- Written instruction
Scan the entries below and count the lines holding the string "this". Supply only the number.

___ Supplied information

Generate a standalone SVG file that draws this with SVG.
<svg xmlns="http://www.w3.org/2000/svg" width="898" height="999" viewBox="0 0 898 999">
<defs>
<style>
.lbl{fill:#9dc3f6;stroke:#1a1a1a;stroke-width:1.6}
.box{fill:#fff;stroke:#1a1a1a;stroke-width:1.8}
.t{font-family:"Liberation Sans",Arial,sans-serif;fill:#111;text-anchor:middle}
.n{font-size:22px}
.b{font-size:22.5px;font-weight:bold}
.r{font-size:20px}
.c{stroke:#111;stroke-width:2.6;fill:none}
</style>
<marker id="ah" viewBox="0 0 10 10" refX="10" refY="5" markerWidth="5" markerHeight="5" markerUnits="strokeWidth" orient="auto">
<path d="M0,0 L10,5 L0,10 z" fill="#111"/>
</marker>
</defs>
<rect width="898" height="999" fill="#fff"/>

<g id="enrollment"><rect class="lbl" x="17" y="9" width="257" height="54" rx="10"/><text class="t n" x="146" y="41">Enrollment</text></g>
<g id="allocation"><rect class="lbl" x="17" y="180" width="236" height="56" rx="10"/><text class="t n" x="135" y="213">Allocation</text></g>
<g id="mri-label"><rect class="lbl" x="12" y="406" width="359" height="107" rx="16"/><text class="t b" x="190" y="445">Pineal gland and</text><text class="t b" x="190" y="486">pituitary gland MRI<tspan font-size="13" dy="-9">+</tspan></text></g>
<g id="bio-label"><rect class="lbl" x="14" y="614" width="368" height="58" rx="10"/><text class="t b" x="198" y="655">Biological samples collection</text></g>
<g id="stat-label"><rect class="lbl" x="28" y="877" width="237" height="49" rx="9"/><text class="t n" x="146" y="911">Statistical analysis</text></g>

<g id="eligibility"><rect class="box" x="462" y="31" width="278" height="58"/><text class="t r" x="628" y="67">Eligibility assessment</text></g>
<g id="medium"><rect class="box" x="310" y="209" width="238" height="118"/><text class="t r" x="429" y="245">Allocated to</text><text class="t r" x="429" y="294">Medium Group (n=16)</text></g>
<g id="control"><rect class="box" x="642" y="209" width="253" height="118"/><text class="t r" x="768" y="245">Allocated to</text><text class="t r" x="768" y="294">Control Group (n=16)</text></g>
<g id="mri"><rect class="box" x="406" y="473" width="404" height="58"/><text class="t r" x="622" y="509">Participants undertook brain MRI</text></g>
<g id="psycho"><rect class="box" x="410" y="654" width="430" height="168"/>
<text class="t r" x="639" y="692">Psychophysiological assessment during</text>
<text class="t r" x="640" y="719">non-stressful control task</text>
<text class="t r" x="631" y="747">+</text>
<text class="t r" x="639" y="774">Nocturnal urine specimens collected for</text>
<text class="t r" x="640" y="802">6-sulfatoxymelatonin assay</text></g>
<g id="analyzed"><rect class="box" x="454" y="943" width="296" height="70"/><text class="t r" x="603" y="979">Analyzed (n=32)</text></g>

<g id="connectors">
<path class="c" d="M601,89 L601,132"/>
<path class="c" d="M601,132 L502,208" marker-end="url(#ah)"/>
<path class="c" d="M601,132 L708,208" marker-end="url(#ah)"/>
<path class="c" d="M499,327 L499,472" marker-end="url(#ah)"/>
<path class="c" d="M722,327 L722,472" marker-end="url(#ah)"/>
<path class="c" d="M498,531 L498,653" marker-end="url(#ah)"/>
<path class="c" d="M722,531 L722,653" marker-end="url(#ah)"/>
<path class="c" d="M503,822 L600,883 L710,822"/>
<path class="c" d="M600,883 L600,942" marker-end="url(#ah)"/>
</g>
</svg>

______
___ Supplied information

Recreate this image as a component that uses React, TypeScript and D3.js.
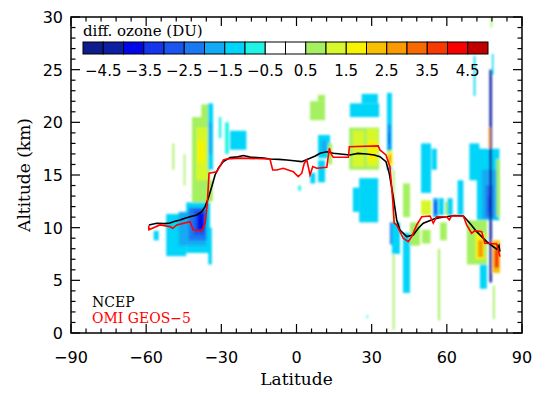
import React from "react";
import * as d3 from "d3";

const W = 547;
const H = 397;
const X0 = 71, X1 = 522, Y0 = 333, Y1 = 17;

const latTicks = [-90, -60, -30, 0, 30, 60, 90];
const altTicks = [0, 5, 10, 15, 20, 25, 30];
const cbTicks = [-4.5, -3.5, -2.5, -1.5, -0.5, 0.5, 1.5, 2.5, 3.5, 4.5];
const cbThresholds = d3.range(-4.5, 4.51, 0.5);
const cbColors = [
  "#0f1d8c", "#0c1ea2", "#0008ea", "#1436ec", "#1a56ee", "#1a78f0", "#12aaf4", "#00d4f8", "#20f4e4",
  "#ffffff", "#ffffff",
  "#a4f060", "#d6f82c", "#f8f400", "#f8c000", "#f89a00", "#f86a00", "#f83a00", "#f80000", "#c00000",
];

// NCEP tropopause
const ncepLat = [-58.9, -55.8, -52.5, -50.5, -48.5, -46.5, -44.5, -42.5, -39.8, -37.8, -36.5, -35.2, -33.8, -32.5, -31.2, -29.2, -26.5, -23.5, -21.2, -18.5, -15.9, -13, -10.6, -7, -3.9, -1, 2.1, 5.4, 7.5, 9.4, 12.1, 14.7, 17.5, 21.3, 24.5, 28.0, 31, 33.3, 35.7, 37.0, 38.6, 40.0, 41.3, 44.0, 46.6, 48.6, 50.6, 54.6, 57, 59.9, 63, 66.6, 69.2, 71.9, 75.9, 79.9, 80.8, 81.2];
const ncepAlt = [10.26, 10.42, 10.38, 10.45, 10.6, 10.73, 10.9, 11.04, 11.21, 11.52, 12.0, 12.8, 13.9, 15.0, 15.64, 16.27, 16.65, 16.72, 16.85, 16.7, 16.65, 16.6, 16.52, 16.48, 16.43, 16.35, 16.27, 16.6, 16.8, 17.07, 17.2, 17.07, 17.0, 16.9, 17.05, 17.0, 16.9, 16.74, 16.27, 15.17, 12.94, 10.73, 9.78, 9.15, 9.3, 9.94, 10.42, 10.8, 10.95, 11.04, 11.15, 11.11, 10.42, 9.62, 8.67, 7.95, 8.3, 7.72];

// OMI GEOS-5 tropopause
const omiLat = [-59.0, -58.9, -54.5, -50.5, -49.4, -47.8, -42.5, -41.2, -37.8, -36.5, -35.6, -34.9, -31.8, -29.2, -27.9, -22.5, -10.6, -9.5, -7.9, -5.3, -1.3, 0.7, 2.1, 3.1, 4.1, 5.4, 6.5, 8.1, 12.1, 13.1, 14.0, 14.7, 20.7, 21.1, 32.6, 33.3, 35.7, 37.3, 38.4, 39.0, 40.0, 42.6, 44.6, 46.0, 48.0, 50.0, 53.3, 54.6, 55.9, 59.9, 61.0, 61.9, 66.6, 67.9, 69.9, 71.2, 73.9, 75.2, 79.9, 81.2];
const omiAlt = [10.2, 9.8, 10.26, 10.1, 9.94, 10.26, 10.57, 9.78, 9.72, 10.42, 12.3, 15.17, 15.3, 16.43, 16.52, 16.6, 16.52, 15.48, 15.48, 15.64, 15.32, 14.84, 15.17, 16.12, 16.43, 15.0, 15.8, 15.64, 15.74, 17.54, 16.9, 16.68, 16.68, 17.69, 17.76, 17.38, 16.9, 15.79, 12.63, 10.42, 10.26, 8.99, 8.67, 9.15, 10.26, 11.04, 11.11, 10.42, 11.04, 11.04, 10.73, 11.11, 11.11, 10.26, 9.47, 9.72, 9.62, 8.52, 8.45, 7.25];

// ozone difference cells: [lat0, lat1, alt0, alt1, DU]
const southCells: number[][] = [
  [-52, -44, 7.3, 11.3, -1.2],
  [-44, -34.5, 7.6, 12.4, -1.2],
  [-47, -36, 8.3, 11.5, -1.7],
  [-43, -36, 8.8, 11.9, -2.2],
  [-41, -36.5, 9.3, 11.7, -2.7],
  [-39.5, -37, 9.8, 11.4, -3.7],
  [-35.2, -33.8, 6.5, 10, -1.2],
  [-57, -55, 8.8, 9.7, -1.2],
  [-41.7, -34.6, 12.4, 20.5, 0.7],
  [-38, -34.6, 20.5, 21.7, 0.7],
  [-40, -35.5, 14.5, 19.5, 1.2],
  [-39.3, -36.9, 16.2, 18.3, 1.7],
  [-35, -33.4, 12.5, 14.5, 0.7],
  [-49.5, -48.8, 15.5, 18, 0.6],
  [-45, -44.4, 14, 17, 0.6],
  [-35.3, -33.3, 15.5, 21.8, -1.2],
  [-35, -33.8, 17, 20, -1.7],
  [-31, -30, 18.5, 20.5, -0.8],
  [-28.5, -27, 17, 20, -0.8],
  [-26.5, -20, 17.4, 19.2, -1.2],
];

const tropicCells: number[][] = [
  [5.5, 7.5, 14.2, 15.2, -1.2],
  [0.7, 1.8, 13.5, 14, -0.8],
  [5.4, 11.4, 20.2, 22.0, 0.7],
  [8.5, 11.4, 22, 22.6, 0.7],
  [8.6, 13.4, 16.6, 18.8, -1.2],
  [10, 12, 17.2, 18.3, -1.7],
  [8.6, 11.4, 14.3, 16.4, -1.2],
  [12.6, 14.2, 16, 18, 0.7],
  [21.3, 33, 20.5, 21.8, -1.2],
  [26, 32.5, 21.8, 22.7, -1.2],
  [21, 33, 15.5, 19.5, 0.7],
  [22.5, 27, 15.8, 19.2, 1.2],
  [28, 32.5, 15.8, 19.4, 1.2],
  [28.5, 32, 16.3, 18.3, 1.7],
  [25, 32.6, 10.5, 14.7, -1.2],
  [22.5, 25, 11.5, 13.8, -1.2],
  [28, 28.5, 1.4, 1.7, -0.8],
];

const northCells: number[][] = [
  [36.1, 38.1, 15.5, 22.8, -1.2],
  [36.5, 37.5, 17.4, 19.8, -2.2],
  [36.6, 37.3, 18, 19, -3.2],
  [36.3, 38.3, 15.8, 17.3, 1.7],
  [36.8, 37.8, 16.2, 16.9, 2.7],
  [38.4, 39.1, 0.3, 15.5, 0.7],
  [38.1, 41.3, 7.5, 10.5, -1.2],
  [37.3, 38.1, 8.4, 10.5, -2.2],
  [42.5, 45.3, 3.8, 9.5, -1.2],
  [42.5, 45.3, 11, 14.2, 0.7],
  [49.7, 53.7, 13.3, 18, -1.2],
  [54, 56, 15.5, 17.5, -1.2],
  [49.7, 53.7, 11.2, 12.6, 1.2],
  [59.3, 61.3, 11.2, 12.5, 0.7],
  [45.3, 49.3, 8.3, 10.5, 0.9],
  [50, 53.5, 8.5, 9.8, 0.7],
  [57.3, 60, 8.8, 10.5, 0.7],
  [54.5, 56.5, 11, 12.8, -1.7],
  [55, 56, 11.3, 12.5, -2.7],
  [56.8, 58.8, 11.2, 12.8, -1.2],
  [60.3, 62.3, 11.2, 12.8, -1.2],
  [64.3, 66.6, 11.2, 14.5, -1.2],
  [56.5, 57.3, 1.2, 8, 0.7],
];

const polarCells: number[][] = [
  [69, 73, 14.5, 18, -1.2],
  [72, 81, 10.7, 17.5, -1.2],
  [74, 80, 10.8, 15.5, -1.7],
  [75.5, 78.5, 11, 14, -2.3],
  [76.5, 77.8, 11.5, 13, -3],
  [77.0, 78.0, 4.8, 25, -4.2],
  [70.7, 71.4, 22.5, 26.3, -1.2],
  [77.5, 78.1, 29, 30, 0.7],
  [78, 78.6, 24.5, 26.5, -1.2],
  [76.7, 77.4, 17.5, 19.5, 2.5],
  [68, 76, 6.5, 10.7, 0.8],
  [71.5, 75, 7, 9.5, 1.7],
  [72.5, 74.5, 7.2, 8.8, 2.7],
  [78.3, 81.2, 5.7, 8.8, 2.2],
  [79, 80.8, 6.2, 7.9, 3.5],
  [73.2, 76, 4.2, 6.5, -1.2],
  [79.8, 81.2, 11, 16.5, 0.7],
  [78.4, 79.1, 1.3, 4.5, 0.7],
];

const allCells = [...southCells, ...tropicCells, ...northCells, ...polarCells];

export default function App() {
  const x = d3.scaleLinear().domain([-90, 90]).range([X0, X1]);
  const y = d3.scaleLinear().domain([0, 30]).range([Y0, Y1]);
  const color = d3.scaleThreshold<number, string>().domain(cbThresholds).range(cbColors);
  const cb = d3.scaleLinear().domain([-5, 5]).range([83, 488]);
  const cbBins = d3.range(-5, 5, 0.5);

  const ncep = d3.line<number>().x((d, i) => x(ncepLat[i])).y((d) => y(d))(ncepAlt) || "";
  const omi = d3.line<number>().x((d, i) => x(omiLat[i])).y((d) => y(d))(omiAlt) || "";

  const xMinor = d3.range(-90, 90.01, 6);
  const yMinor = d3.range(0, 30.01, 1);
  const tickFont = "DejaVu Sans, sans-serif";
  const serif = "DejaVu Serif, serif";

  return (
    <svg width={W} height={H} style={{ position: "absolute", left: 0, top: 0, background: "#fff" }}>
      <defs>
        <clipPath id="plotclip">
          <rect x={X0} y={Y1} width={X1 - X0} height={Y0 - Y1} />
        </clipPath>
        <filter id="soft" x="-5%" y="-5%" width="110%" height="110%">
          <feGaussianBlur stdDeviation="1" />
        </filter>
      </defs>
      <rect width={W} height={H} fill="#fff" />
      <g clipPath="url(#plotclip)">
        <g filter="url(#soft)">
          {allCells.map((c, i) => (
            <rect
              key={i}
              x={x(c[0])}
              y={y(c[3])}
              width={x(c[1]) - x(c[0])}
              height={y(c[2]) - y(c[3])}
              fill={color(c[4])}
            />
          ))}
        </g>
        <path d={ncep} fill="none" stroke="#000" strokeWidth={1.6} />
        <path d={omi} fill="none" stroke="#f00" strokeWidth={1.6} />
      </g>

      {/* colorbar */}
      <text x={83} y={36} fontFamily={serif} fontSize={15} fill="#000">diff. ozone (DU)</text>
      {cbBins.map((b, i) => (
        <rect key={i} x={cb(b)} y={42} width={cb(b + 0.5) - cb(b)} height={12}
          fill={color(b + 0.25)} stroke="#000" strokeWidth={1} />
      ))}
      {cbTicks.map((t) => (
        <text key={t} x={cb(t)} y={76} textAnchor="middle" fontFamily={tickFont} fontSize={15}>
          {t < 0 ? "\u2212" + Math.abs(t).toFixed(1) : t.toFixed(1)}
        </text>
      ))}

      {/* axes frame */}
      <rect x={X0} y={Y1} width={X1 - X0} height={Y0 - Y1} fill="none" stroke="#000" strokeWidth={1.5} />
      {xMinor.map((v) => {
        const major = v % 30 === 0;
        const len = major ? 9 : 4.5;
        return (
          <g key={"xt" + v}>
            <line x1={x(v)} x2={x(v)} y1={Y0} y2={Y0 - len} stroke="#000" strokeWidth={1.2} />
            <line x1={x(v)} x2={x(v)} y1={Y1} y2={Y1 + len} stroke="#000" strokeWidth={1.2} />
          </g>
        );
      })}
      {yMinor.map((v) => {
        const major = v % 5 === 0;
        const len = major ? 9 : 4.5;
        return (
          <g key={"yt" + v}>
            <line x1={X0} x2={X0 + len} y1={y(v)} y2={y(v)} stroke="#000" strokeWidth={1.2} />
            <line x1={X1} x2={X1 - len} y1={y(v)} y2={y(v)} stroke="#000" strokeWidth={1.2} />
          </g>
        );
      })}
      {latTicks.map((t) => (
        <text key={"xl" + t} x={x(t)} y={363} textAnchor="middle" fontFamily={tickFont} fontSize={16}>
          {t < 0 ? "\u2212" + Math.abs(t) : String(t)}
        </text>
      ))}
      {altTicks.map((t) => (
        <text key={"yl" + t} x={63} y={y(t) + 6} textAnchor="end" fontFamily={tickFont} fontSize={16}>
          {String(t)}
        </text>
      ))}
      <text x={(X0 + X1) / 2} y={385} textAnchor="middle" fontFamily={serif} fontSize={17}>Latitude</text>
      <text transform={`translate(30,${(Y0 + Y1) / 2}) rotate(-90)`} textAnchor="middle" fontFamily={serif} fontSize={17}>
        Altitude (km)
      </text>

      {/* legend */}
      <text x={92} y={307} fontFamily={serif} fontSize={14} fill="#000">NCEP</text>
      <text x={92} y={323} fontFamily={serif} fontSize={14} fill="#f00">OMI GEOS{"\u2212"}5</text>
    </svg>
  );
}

______

- Exercise output
2